Talking about the Sino-Pakistani nexus, he argued that the Chinese help of the Pakistani nuclear programme began in 1970 when it began sharing designs and helping in lock-stock-barrel. China joined the Non-Proliferation of Nuclear Weapons (NPT) in 1992 and changed the method in which they violated the established procedures. They created a nexus between Iran, Pakistan, and North Korea on developing nuclear warheads. China organised the transfer of information between the three countries and facilitated this network. There are UN reports on this and that were never worked on. They also helped canisterised Pakistan’s nuclear weapons and miniaturisation of its nuclear weapons.

The international community got smart after China’s NPT and chased away China from joining the MTCR, which led to the creation of the Iran-Pakistan-North Korea nexus. China begins from the land paradigm and takes them further beyond to the sea. They never use cartographic maps and resort to nothing that is based on cartography.

Questioning the business instinct and efficiency of China, Mitra argued that Chinese investment practices follow no established methods of economic practices. The name of OBOR changes more than the number of times Elizabeth Taylor changes husbands. China did not even think that the gas to be transferred over the Karakoram to China needs pressurisation and canisterization. Its economic practices do not make any economic sense. Infrastructure by itself does not produce economic growth. Most of the Chinese projects aren’t proving to be profiteering them. Even after the Hambantota project was defaulted and was taken over by the Chinese, it has not proved to be a major profit for China. It is still going in loss. This is why we see something happening in Pakistan. Pakistan’s elite is using every trick to prevent CPEC.

It makes me very very happy. For starters, almost 90% of these projects are going to be defaulters. Chinese don't realise that economic bubbles created by them are fundamentally unsustainable. Jinping is to China what Kruschev and Breznow were to the USSR. Jinping is taking on dead-end projects that are hardly fetching profits as we have not seen an increase in Hambantota or Gwadar. Money is not talking and currency manipulation is not working. These are three kinds of countries that are going to be victims of Chinese bad loans in the world: The first category is of smarter countries who would disengage like Zambia/Tanzania. The second kind of country like Venezuela would become bankrupt and burn. Pakistan is going to become the next Venezuela. What India could not do to Pakistan, China is going to do it. The third category of countries is going to become free loaders. Countries like Myanmar, who are smart, are kicking off Chinese projects on the basis of convenience. India should play an important role in teaching countries to take in Chinese projects and kick them out when danger comes in.
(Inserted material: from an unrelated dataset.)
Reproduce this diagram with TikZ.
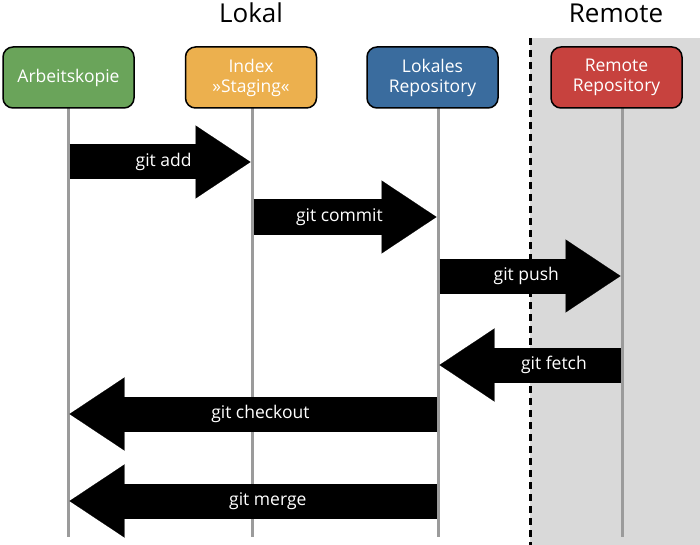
\documentclass[tikz,border=0pt]{standalone}
\usepackage{fontspec}
\setmainfont{Open Sans}
\usetikzlibrary{arrows.meta}

\definecolor{akgreen}{RGB}{106,164,90}
\definecolor{ixorange}{RGB}{236,176,78}
\definecolor{lrblue}{RGB}{58,108,158}
\definecolor{rrred}{RGB}{199,66,62}
\definecolor{remotegray}{RGB}{217,217,217}
\definecolor{lifegray}{RGB}{155,155,155}

\begin{document}
\begin{tikzpicture}[x=1pt,y=-1pt,
			box/.style={draw=black,line width=1.5pt,rounded corners=10pt,minimum width=131pt,minimum height=61pt,inner sep=0pt,text=white,align=center,font=\fontsize{17.5}{20}\selectfont},
			head/.style={font=\fontsize{26}{30}\selectfont,anchor=base},
			lifeline/.style={lifegray,line width=3pt},
			fatarrow/.style={line width=35pt,-{Triangle[length=55pt,width=73pt,line width=0.1pt]},shorten <=1.5pt,shorten >=1.5pt},
			cmd/.style={text=white,font=\fontsize{17.5}{20}\selectfont}]
			\useasboundingbox (0,0) rectangle (700,545);
			
			% remote area
			\fill[remotegray] (530,38) rectangle (700,545);
			\draw[line width=3pt,dash pattern=on 7pt off 5pt] (530,38) -- (530,545);
			
			\node[head] (lokal) at (251,23) {Lokal};
			\node[head] (remote) at (616,23) {Remote};
			
			% lifelines
			\coordinate (ak-l) at (68,537);
			\coordinate (ix-l) at (252,537);
			\coordinate (lr-l) at (438,537);
			\coordinate (rr-l) at (622,537);
			\draw[lifeline] (ak-l |- 0,100) -- (ak-l);
			\draw[lifeline] (ix-l |- 0,100) -- (ix-l);
			\draw[lifeline] (lr-l |- 0,100) -- (lr-l);
			\draw[lifeline] (rr-l |- 0,100) -- (rr-l);
			
			\node[box,fill=akgreen] (ak) at (68.5,77.5) {Arbeitskopie};
			\node[box,fill=ixorange] (ix) at (251,77.5) {Index\\»Staging«};
			\node[box,fill=lrblue] (lr) at (432.5,77.5) {Lokales\\Repository};
			\node[box,fill=rrred] (rr) at (616.5,77.5) {Remote\\Repository};
			
			% commands
			\draw[fatarrow] (ak-l |- 0,162) -- (ix-l |- 0,162) node[cmd,pos=0.52] {git add};
			\draw[fatarrow] (ix-l |- 0,217) -- (lr-l |- 0,217) node[cmd,pos=0.47] {git commit};
			\draw[fatarrow] (lr-l |- 0,276) -- (rr-l |- 0,276) node[cmd,pos=0.48] {git push};
			\draw[fatarrow] (rr-l |- 0,365) -- (lr-l |- 0,365) node[cmd,pos=0.37] {git fetch};
			\draw[fatarrow] (lr-l |- 0,414) -- (ak-l |- 0,414) node[cmd,pos=0.48] {git checkout};
			\draw[fatarrow] (lr-l |- 0,501) -- (ak-l |- 0,501) node[cmd,pos=0.46] {git merge};
\end{tikzpicture}
\end{document}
Burmese policymakers should be roped in to help out on this. India should teach the countries trapped in Chinese debt and send financial advisors to countries to teach them that they grow rich in debt and default calculatingly on it without loosing sovereignty.

On the Sino-American relations, he opined that though Trump scares a lot of people, he seems to be the first person who really scares China. China very carefully hides behind Russia at the UN. Russia is stupid enough to fall into the Chinese trap.

On the current conflict at the LAC, he said that India’s grace is that Xi Jinping is stupider than India's leaders. During Covid pandemic, look at the number of stakeholders he has been alienating at the same time. Trump sent two aircraft carriers in the South China Sea during the current conflict, which was a very strong message. Militarily, we are doing absolutely nothing.

Answering a question on the possible tussle between the CCP and the PLA, he said that Jinping has consolidated his power, a complete castration of the top brass. Infantry commanders are being shifted to artillery, artillery commanders and being transferred to air defense, and so on and so forth. So, it is unlikely that the PLA will revolt against the CCP.

The opinions expressed in the webinar belong to the panellists and not necessarily to the Usanas Foundation.